Israel drastically escalated this confrontation on Monday by assassinating Iran’s Brigadier-General Seyed Razi Mousavi, a senior commander of the country’s Islamic Revolutionary Guard Corps, in Syria. Omar Rahman, fellow at the Middle East Council of Global Affairs, told Voice of America, “Israel’s decision to assassinate a high-ranking member of the Iranian military in Damascus is a huge provocation.
“Iran has stayed out of direct involvement so far, but if its commanders are being targeted, it will have trouble continuing along a path of restraint.”
Senior Iranian officials, including President Ebrahim Raisi, have pledged to retaliate. It is only one week until the fourth anniversary of America’s assassination of General Qassem Suleimani, considered second only to Supreme Leader Ayatollah Khamenei, which Iran has repeatedly threatened to avenge.
Any retaliation would serve as a pretext for Israel, whose government is seeking a war it otherwise could not seriously contemplate because it has been assured in advance of US support.

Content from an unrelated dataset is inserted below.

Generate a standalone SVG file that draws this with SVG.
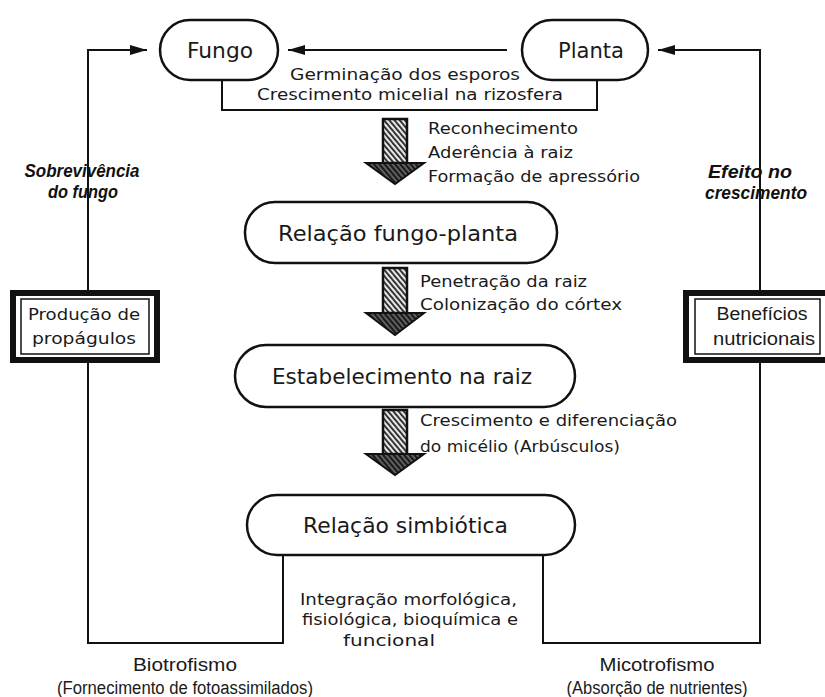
<svg xmlns="http://www.w3.org/2000/svg" width="825" height="697" viewBox="0 0 825 697">
<style>
.bg{fill:#ffffff}
.pill{fill:#ffffff;stroke:#111;stroke-width:2.5}
.ln{fill:none;stroke:#111;stroke-width:2}
.t{font-family:"DejaVu Sans","Noto Sans",sans-serif;fill:#1a1a1a}
.big{font-size:21px}
.sm{font-size:16px}
.a{font-family:"Liberation Sans",Arial,sans-serif;fill:#1a1a1a;font-size:18px}
.it{font-family:"Liberation Sans Narrow","Liberation Sans",Arial,sans-serif;font-weight:bold;font-style:italic;font-size:18px;fill:#111}
.shaft{fill:url(#hatch);stroke:#111;stroke-width:2.5;stroke-linejoin:miter}
.head{fill:url(#hatchDark);stroke:#111;stroke-width:2;stroke-linejoin:miter}
.outer{fill:#fff;stroke:#111;stroke-width:6}
.inner{fill:none;stroke:#111;stroke-width:1.5}
</style>
<defs>
<pattern id="hatch" patternUnits="userSpaceOnUse" width="4" height="4" patternTransform="rotate(-40)">
<rect width="4" height="4" fill="#e8e8e8"/>
<rect width="1.8" height="4" fill="#222"/>
</pattern>
<pattern id="hatchDark" patternUnits="userSpaceOnUse" width="4" height="4" patternTransform="rotate(-40)">
<rect width="4" height="4" fill="#666"/>
<rect width="2.2" height="4" fill="#1a1a1a"/>
</pattern>
<marker id="arr" markerUnits="userSpaceOnUse" markerWidth="18" markerHeight="12" refX="17" refY="5" orient="auto">
<path d="M0,0 L17,5 L0,10 Z" fill="#111"/>
</marker>
</defs>
<rect class="bg" x="0" y="0" width="825" height="697"/>

<g id="connectors">
<path class="ln" d="M283,555 V643 H88 V50 H147" marker-end="url(#arr)"/>
<path class="ln" d="M543,555 V643 H760 V50 H658" marker-end="url(#arr)"/>
<path class="ln" d="M507,50 H288" marker-end="url(#arr)"/>
<path class="ln" d="M222,80 V110 H597 V80"/>
<g id="arrow1">
<polygon class="shaft" points="383,119 407,119 407,163 383,163"/>
<polygon class="head" points="366,163 424,163 395,184"/>
</g>
<g id="arrow2">
<polygon class="shaft" points="383,268 407,268 407,313 383,313"/>
<polygon class="head" points="366,313 424,313 395,335"/>
</g>
<g id="arrow3">
<polygon class="shaft" points="383,410 407,410 407,454 383,454"/>
<polygon class="head" points="366,454 424,454 395,475"/>
</g>
</g>

<g id="fungo">
<rect class="pill" x="160" y="20" width="118" height="60" rx="30"/>
<text class="t big" x="220" y="58" text-anchor="middle" textLength="66" lengthAdjust="spacingAndGlyphs">Fungo</text>
</g>
<g id="planta">
<rect class="pill" x="522" y="20" width="126" height="60" rx="30"/>
<text class="t big" x="591" y="58" text-anchor="middle" textLength="66" lengthAdjust="spacingAndGlyphs">Planta</text>
</g>
<g id="germinacao">
<text class="t sm" x="290" y="80" textLength="230" lengthAdjust="spacingAndGlyphs">Germinação dos esporos</text>
<text class="t sm" x="257" y="100" textLength="306" lengthAdjust="spacingAndGlyphs">Crescimento micelial na rizosfera</text>
</g>
<g id="reconhecimento">
<text class="t sm" x="428" y="134" textLength="150" lengthAdjust="spacingAndGlyphs">Reconhecimento</text>
<text class="t sm" x="428" y="158" textLength="145" lengthAdjust="spacingAndGlyphs">Aderência à raiz</text>
<text class="t sm" x="428" y="182" textLength="212" lengthAdjust="spacingAndGlyphs">Formação de apressório</text>
</g>
<g id="relacao-fungo-planta">
<rect class="pill" x="245" y="202" width="312" height="61" rx="30"/>
<text class="t big" x="278" y="241" textLength="240" lengthAdjust="spacingAndGlyphs">Relação fungo-planta</text>
</g>
<g id="penetracao">
<text class="t sm" x="420" y="287" textLength="167" lengthAdjust="spacingAndGlyphs">Penetração da raiz</text>
<text class="t sm" x="420" y="310" textLength="202" lengthAdjust="spacingAndGlyphs">Colonização do córtex</text>
</g>
<g id="estabelecimento">
<rect class="pill" x="235" y="345" width="340" height="62" rx="31"/>
<text class="t big" x="272" y="384" textLength="260" lengthAdjust="spacingAndGlyphs">Estabelecimento na  raiz</text>
</g>
<g id="crescimento">
<text class="t sm" x="420" y="426" textLength="257" lengthAdjust="spacingAndGlyphs">Crescimento e diferenciação</text>
<text class="t sm" x="420" y="452" textLength="200" lengthAdjust="spacingAndGlyphs">do micélio (Arbúsculos)</text>
</g>
<g id="relacao-simbiotica">
<rect class="pill" x="247" y="495" width="328" height="60" rx="30"/>
<text class="t big" x="303" y="533" textLength="205" lengthAdjust="spacingAndGlyphs">Relação simbiótica</text>
</g>
<g id="integracao">
<text class="t sm" x="300" y="605" textLength="217" lengthAdjust="spacingAndGlyphs">Integração morfológica,</text>
<text class="t sm" x="302" y="625" textLength="216" lengthAdjust="spacingAndGlyphs">fisiológica, bioquímica e</text>
<text class="t sm" x="343" y="646" textLength="92" lengthAdjust="spacingAndGlyphs">funcional</text>
</g>
<g id="biotrofismo">
<text class="a" x="185" y="671" text-anchor="middle" textLength="104" lengthAdjust="spacingAndGlyphs">Biotrofismo</text>
<text class="a" x="185" y="694" text-anchor="middle" font-size="16" textLength="256" lengthAdjust="spacingAndGlyphs">(Fornecimento de fotoassimilados)</text>
</g>
<g id="micotrofismo">
<text class="a" x="657" y="671" text-anchor="middle" textLength="115" lengthAdjust="spacingAndGlyphs">Micotrofismo</text>
<text class="a" x="657" y="694" text-anchor="middle" font-size="16" textLength="181" lengthAdjust="spacingAndGlyphs">(Absorção de nutrientes)</text>
</g>
<g id="sobrevivencia">
<text class="it" x="82" y="177" text-anchor="middle" textLength="115" lengthAdjust="spacingAndGlyphs">Sobrevivência</text>
<text class="it" x="83" y="198" text-anchor="middle" textLength="70" lengthAdjust="spacingAndGlyphs">do fungo</text>
</g>
<g id="efeito">
<text class="it" x="750" y="178" text-anchor="middle" textLength="84" lengthAdjust="spacingAndGlyphs">Efeito no</text>
<text class="it" x="756" y="199" text-anchor="middle" textLength="102" lengthAdjust="spacingAndGlyphs">crescimento</text>
</g>
<g id="producao">
<rect class="outer" x="13" y="293" width="144" height="67"/>
<rect class="inner" x="21" y="299" width="128" height="55"/>
<text class="t sm" x="84" y="320" text-anchor="middle" textLength="112" lengthAdjust="spacingAndGlyphs">Produção de</text>
<text class="t sm" x="84" y="344" text-anchor="middle" textLength="104" lengthAdjust="spacingAndGlyphs">propágulos</text>
</g>
<g id="beneficios">
<rect class="outer" x="686" y="293" width="142" height="67"/>
<rect class="inner" x="695" y="299" width="125" height="55"/>
<text class="a" x="762" y="320" text-anchor="middle" textLength="91" lengthAdjust="spacingAndGlyphs">Benefícios</text>
<text class="a" x="764" y="345" text-anchor="middle" textLength="102" lengthAdjust="spacingAndGlyphs">nutricionais</text>
</g>
</svg>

Washington has deployed two aircraft carrier strike groups to the Eastern Mediterranean, adding to the thousands of soldiers it already has stationed across the Middle East. Since October 7, US forces have carried out multiple strikes in Syria and Iraq against Iran-aligned militias, most recently Kataib Hezbollah, following a drone attack on America’s Erbil Air Base. US Central Command commented that the strike “destroyed the targeted facilities and likely killed a number of Kataib Hezbollah militants.”
The government in Baghdad condemned the “hostile act” and violation of its sovereignty.
US and allied forces are also heavily engaged in the Red Sea, where Iran-aligned Houthi rebels have launched attacks on shipping in retaliation for the genocide in Gaza. Washington is attempting to form a coalition navy to police the waters and considering strikes on Houthi bases in Yemen, with Iran placed squarely in the crosshairs.
“We know that Iran was deeply involved in planning the operations against commercial vessels in the Red Sea,” US National Security Council spokeswoman Adrienne Watson said last Friday.